**Given material:**

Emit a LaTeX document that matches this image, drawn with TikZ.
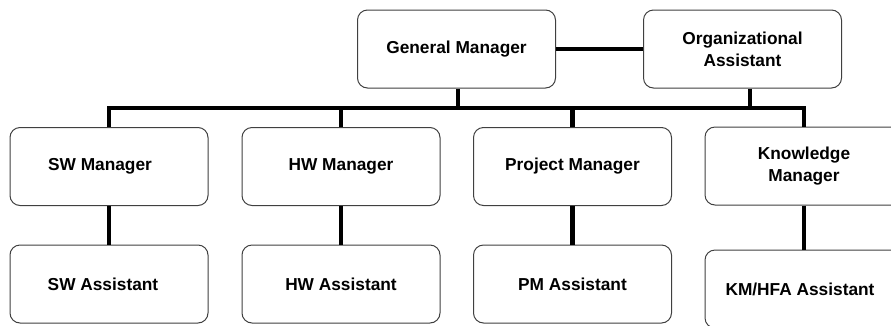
\documentclass[tikz,border=0pt]{standalone}
\usepackage{fontspec}
\setmainfont{Liberation Sans}
\begin{document}
\begin{tikzpicture}[x=1pt,y=-1pt,
  box/.style={draw=black!75, line width=1pt, fill=white, rounded corners=10pt,
    minimum width=198pt, minimum height=78pt, inner sep=0pt, align=center,
    font=\fontsize{17.3}{22}\selectfont\bfseries},
  link/.style={line width=4.5pt, draw=black}]
\useasboundingbox (0,0) rectangle (891,325);
\coordinate (bl) at (108,108);
\node[box] (GM) at (456.5,49) {General Manager};
\node[box] (OA) at (742.5,49) {Organizational\\Assistant};
\node[box] (SW) at (109,166.5) {SW Manager\hspace*{18pt}};
\node[box] (HW) at (341,166.5) {HW Manager};
\node[box] (PM) at (572.5,166.5) {Project Manager};
\node[box] (KM) at (804,166) {Knowledge\\Manager};
\node[box] (SWA) at (109,284) {SW Assistant\hspace*{12pt}};
\node[box] (HWA) at (341,284) {HW Assistant};
\node[box] (PMA) at (572.5,284) {PM Assistant};
\node[box] (KMA) at (804,289) {KM/HFA Assistant\hspace*{8pt}};
\draw[link] (GM.east) -- (OA.west);
\draw[link, line join=miter] (SW.north) -- (SW.north |- bl) -- (KM.north |- bl) -- (KM.north);
\draw[link] (HW.north) -- (HW.north |- bl);
\draw[link] (PM.north) -- (PM.north |- bl);
\draw[link] ([xshift=1.5pt]GM.south) -- ([xshift=1.5pt]GM.south |- bl);
\draw[link] ([xshift=7.5pt]OA.south) -- ([xshift=7.5pt]OA.south |- bl);
\draw[link] (SW.south) -- (SWA.north);
\draw[link] (HW.south) -- (HWA.north);
\draw[link] (PM.south) -- (PMA.north);
\draw[link] (KM.south) -- (KMA.north);
\end{tikzpicture}
\end{document}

**Requirement:** Write out the whole listing again, exactly, with no pictures.

**Task output:**
Emit a LaTeX document that matches this image, drawn with TikZ.
\documentclass[tikz,border=0pt]{standalone}
\usepackage{fontspec}
\setmainfont{Liberation Sans}
\begin{document}
\begin{tikzpicture}[x=1pt,y=-1pt,
  box/.style={draw=black!75, line width=1pt, fill=white, rounded corners=10pt,
    minimum width=198pt, minimum height=78pt, inner sep=0pt, align=center,
    font=\fontsize{17.3}{22}\selectfont\bfseries},
  link/.style={line width=4.5pt, draw=black}]
\useasboundingbox (0,0) rectangle (891,325);
\coordinate (bl) at (108,108);
\node[box] (GM) at (456.5,49) {General Manager};
\node[box] (OA) at (742.5,49) {Organizational\\Assistant};
\node[box] (SW) at (109,166.5) {SW Manager\hspace*{18pt}};
\node[box] (HW) at (341,166.5) {HW Manager};
\node[box] (PM) at (572.5,166.5) {Project Manager};
\node[box] (KM) at (804,166) {Knowledge\\Manager};
\node[box] (SWA) at (109,284) {SW Assistant\hspace*{12pt}};
\node[box] (HWA) at (341,284) {HW Assistant};
\node[box] (PMA) at (572.5,284) {PM Assistant};
\node[box] (KMA) at (804,289) {KM/HFA Assistant\hspace*{8pt}};
\draw[link] (GM.east) -- (OA.west);
\draw[link, line join=miter] (SW.north) -- (SW.north |- bl) -- (KM.north |- bl) -- (KM.north);
\draw[link] (HW.north) -- (HW.north |- bl);
\draw[link] (PM.north) -- (PM.north |- bl);
\draw[link] ([xshift=1.5pt]GM.south) -- ([xshift=1.5pt]GM.south |- bl);
\draw[link] ([xshift=7.5pt]OA.south) -- ([xshift=7.5pt]OA.south |- bl);
\draw[link] (SW.south) -- (SWA.north);
\draw[link] (HW.south) -- (HWA.north);
\draw[link] (PM.south) -- (PMA.north);
\draw[link] (KM.south) -- (KMA.north);
\end{tikzpicture}
\end{document}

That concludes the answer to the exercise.